[Start DATA SECTION]

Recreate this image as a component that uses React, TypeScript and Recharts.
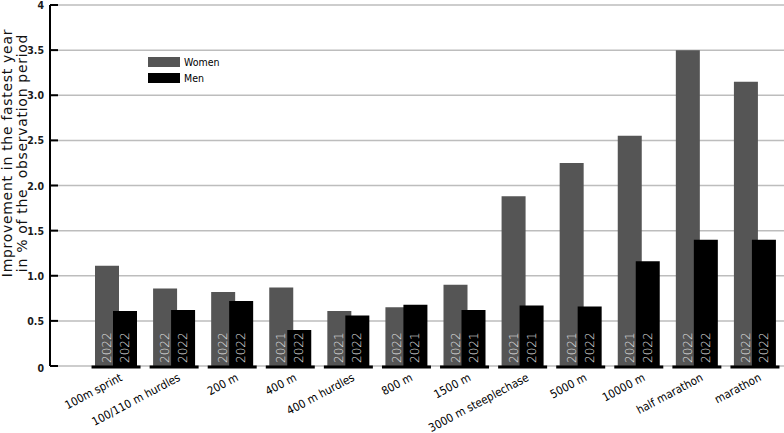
import { Bar, BarChart, CartesianGrid, LabelList, Legend, XAxis, YAxis } from 'recharts';

const events = [
  '100m sprint',
  '100/110 m hurdles',
  '200 m',
  '400 m',
  '400 m hurdles',
  '800 m',
  '1500 m',
  '3000 m steeplechase',
  '5000 m',
  '10000 m',
  'half marathon',
  'marathon',
];

const women = [1.11, 0.86, 0.82, 0.87, 0.61, 0.65, 0.9, 1.88, 2.25, 2.55, 3.5, 3.15];
const men = [0.61, 0.62, 0.72, 0.4, 0.56, 0.68, 0.62, 0.67, 0.66, 1.16, 1.4, 1.4];

const womenYear = ['2022', '2022', '2022', '2021', '2021', '2022', '2022', '2021', '2021', '2021', '2022', '2022'];
const menYear = ['2022', '2022', '2022', '2022', '2022', '2021', '2021', '2021', '2022', '2022', '2022', '2022'];

const yTicks = [0, 0.5, 1, 1.5, 2, 2.5, 3, 3.5, 4];

const data = events.map((event, i) => ({
  event,
  women: women[i],
  men: men[i],
  womenYear: womenYear[i],
  menYear: menYear[i],
}));

const WOMEN_COLOR = '#555555';
const MEN_COLOR = '#000000';
const FONT = '"DejaVu Sans Condensed", "DejaVu Sans", sans-serif';

const fmtTick = (v: number) => (v === 0 || v === 4 ? String(v) : v.toFixed(1));

function YTick(props: any) {
  const { x, y, payload } = props;
  const axisX = x + 5;
  return (
    <g>
      <line x1={axisX} x2={axisX + 8} y1={y} y2={y} stroke="#000" strokeWidth={2} />
      <text
        x={x - 1}
        y={y}
        dy={payload.value === 0 ? 6 : 4}
        textAnchor="end"
        fontSize={10.5}
        fontWeight="bold"
        fontFamily={FONT}
        fill="#1a1a1a"
      >
        {fmtTick(payload.value)}
      </text>
    </g>
  );
}

function XTick(props: any) {
  const { x, y, payload } = props;
  return (
    <g>
      <line x1={x - 24.5} x2={x + 24.5} y1={y + 1} y2={y + 1} stroke="#000" strokeWidth={3} />
      <text
        transform={`translate(${x + 7},${y + 14}) rotate(-28)`}
        textAnchor="end"
        fontSize={11.5}
        fontFamily={FONT}
        fill="#000"
      >
        {payload.value}
      </text>
    </g>
  );
}

function YearLabel(props: any) {
  const { x, y, width, height, value } = props;
  const bx = x + width / 2 + 4;
  const by = y + height - 3;
  return (
    <text
      transform={`translate(${bx},${by}) rotate(-90)`}
      textAnchor="start"
      fontSize={12}
      fontWeight={200}
      fontFamily='"DejaVu Sans", sans-serif'
      fill="#e4e4e4"
    >
      {value}
    </text>
  );
}

function AxisTitle(props: any) {
  const { viewBox } = props;
  const cy = viewBox.y + viewBox.height * 0.41;
  const x1 = viewBox.x + 12;
  const x2 = viewBox.x + 27;
  const style = { whiteSpace: 'pre' as const, letterSpacing: 0.7 };
  return (
    <g fontSize={14} fontFamily='"DejaVu Sans", sans-serif' fill="#111">
      <text transform={`translate(${x1},${cy}) rotate(-90)`} textAnchor="middle" style={style}>
        Improvement in the fastest year
      </text>
      <text transform={`translate(${x2},${cy}) rotate(-90)`} textAnchor="middle" style={style}>
        in % of the  observation period
      </text>
    </g>
  );
}

function LegendBox() {
  const rows = [
    { name: 'Women', color: WOMEN_COLOR },
    { name: 'Men', color: MEN_COLOR },
  ];
  return (
    <div style={{ fontFamily: FONT, fontSize: 10.5, color: '#000' }}>
      {rows.map((r) => (
        <div key={r.name} style={{ display: 'flex', alignItems: 'center', height: 16 }}>
          <span style={{ display: 'inline-block', width: 32, height: 10, background: r.color, marginRight: 4 }} />
          <span>{r.name}</span>
        </div>
      ))}
    </div>
  );
}

export default function App() {
  return (
    <div style={{ position: 'absolute', left: 0, top: 0, background: '#fff' }}>
      <BarChart
        width={784}
        height={433}
        data={data}
        margin={{ top: 5, right: 0, left: 0, bottom: 0 }}
        barGap={-6}
        barSize={24}
      >
        <CartesianGrid vertical={false} stroke="#bdbdbd" strokeWidth={1.5} />
        <XAxis
          dataKey="event"
          interval={0}
          height={67}
          axisLine={false}
          tickLine={false}
          tickSize={0}
          tickMargin={0}
          padding={{ left: 37, right: 0 }}
          tick={<XTick />}
        />
        <YAxis
          width={50}
          domain={[0, 4]}
          ticks={yTicks}
          interval={0}
          axisLine={{ stroke: '#000', strokeWidth: 2 }}
          tickLine={false}
          tickSize={0}
          tickMargin={5}
          tick={<YTick />}
          label={{ content: <AxisTitle /> }}
        />
        <Legend
          layout="horizontal"
          verticalAlign="middle"
          align="center"
          wrapperStyle={{ left: 148, top: 54, width: 'auto' }}
          content={<LegendBox />}
        />
        <Bar dataKey="women" name="Women" fill={WOMEN_COLOR} isAnimationActive={false}>
          <LabelList dataKey="womenYear" content={<YearLabel />} />
        </Bar>
        <Bar dataKey="men" name="Men" fill={MEN_COLOR} isAnimationActive={false}>
          <LabelList dataKey="menYear" content={<YearLabel />} />
        </Bar>
      </BarChart>
    </div>
  );
}
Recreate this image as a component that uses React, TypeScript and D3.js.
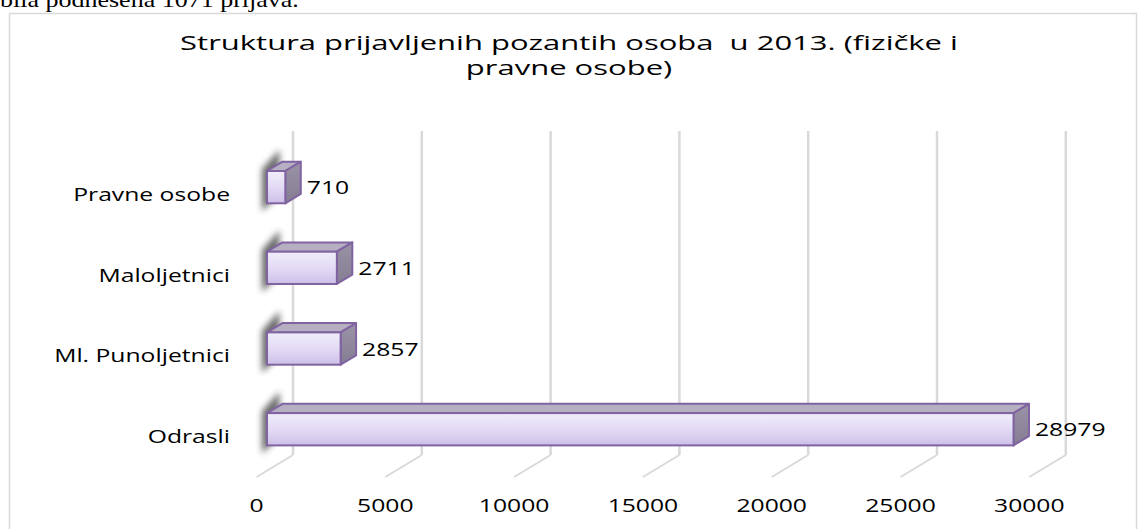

[End DATA SECTION]

» **EXERCISE AIM**
Quote the records in their entirety, keeping the wording exact and excluding pictures.

» **WRITTEN ANSWER**
Recreate this image as a component that uses React, TypeScript and Recharts.
import { Bar, BarChart, CartesianGrid, LabelList, Legend, XAxis, YAxis } from 'recharts';

const events = [
  '100m sprint',
  '100/110 m hurdles',
  '200 m',
  '400 m',
  '400 m hurdles',
  '800 m',
  '1500 m',
  '3000 m steeplechase',
  '5000 m',
  '10000 m',
  'half marathon',
  'marathon',
];

const women = [1.11, 0.86, 0.82, 0.87, 0.61, 0.65, 0.9, 1.88, 2.25, 2.55, 3.5, 3.15];
const men = [0.61, 0.62, 0.72, 0.4, 0.56, 0.68, 0.62, 0.67, 0.66, 1.16, 1.4, 1.4];

const womenYear = ['2022', '2022', '2022', '2021', '2021', '2022', '2022', '2021', '2021', '2021', '2022', '2022'];
const menYear = ['2022', '2022', '2022', '2022', '2022', '2021', '2021', '2021', '2022', '2022', '2022', '2022'];

const yTicks = [0, 0.5, 1, 1.5, 2, 2.5, 3, 3.5, 4];

const data = events.map((event, i) => ({
  event,
  women: women[i],
  men: men[i],
  womenYear: womenYear[i],
  menYear: menYear[i],
}));

const WOMEN_COLOR = '#555555';
const MEN_COLOR = '#000000';
const FONT = '"DejaVu Sans Condensed", "DejaVu Sans", sans-serif';

const fmtTick = (v: number) => (v === 0 || v === 4 ? String(v) : v.toFixed(1));

function YTick(props: any) {
  const { x, y, payload } = props;
  const axisX = x + 5;
  return (
    <g>
      <line x1={axisX} x2={axisX + 8} y1={y} y2={y} stroke="#000" strokeWidth={2} />
      <text
        x={x - 1}
        y={y}
        dy={payload.value === 0 ? 6 : 4}
        textAnchor="end"
        fontSize={10.5}
        fontWeight="bold"
        fontFamily={FONT}
        fill="#1a1a1a"
      >
        {fmtTick(payload.value)}
      </text>
    </g>
  );
}

function XTick(props: any) {
  const { x, y, payload } = props;
  return (
    <g>
      <line x1={x - 24.5} x2={x + 24.5} y1={y + 1} y2={y + 1} stroke="#000" strokeWidth={3} />
      <text
        transform={`translate(${x + 7},${y + 14}) rotate(-28)`}
        textAnchor="end"
        fontSize={11.5}
        fontFamily={FONT}
        fill="#000"
      >
        {payload.value}
      </text>
    </g>
  );
}

function YearLabel(props: any) {
  const { x, y, width, height, value } = props;
  const bx = x + width / 2 + 4;
  const by = y + height - 3;
  return (
    <text
      transform={`translate(${bx},${by}) rotate(-90)`}
      textAnchor="start"
      fontSize={12}
      fontWeight={200}
      fontFamily='"DejaVu Sans", sans-serif'
      fill="#e4e4e4"
    >
      {value}
    </text>
  );
}

function AxisTitle(props: any) {
  const { viewBox } = props;
  const cy = viewBox.y + viewBox.height * 0.41;
  const x1 = viewBox.x + 12;
  const x2 = viewBox.x + 27;
  const style = { whiteSpace: 'pre' as const, letterSpacing: 0.7 };
  return (
    <g fontSize={14} fontFamily='"DejaVu Sans", sans-serif' fill="#111">
      <text transform={`translate(${x1},${cy}) rotate(-90)`} textAnchor="middle" style={style}>
        Improvement in the fastest year
      </text>
      <text transform={`translate(${x2},${cy}) rotate(-90)`} textAnchor="middle" style={style}>
        in % of the  observation period
      </text>
    </g>
  );
}

function LegendBox() {
  const rows = [
    { name: 'Women', color: WOMEN_COLOR },
    { name: 'Men', color: MEN_COLOR },
  ];
  return (
    <div style={{ fontFamily: FONT, fontSize: 10.5, color: '#000' }}>
      {rows.map((r) => (
        <div key={r.name} style={{ display: 'flex', alignItems: 'center', height: 16 }}>
          <span style={{ display: 'inline-block', width: 32, height: 10, background: r.color, marginRight: 4 }} />
          <span>{r.name}</span>
        </div>
      ))}
    </div>
  );
}

export default function App() {
  return (
    <div style={{ position: 'absolute', left: 0, top: 0, background: '#fff' }}>
      <BarChart
        width={784}
        height={433}
        data={data}
        margin={{ top: 5, right: 0, left: 0, bottom: 0 }}
        barGap={-6}
        barSize={24}
      >
        <CartesianGrid vertical={false} stroke="#bdbdbd" strokeWidth={1.5} />
        <XAxis
          dataKey="event"
          interval={0}
          height={67}
          axisLine={false}
          tickLine={false}
          tickSize={0}
          tickMargin={0}
          padding={{ left: 37, right: 0 }}
          tick={<XTick />}
        />
        <YAxis
          width={50}
          domain={[0, 4]}
          ticks={yTicks}
          interval={0}
          axisLine={{ stroke: '#000', strokeWidth: 2 }}
          tickLine={false}
          tickSize={0}
          tickMargin={5}
          tick={<YTick />}
          label={{ content: <AxisTitle /> }}
        />
        <Legend
          layout="horizontal"
          verticalAlign="middle"
          align="center"
          wrapperStyle={{ left: 148, top: 54, width: 'auto' }}
          content={<LegendBox />}
        />
        <Bar dataKey="women" name="Women" fill={WOMEN_COLOR} isAnimationActive={false}>
          <LabelList dataKey="womenYear" content={<YearLabel />} />
        </Bar>
        <Bar dataKey="men" name="Men" fill={MEN_COLOR} isAnimationActive={false}>
          <LabelList dataKey="menYear" content={<YearLabel />} />
        </Bar>
      </BarChart>
    </div>
  );
}
Recreate this image as a component that uses React, TypeScript and D3.js.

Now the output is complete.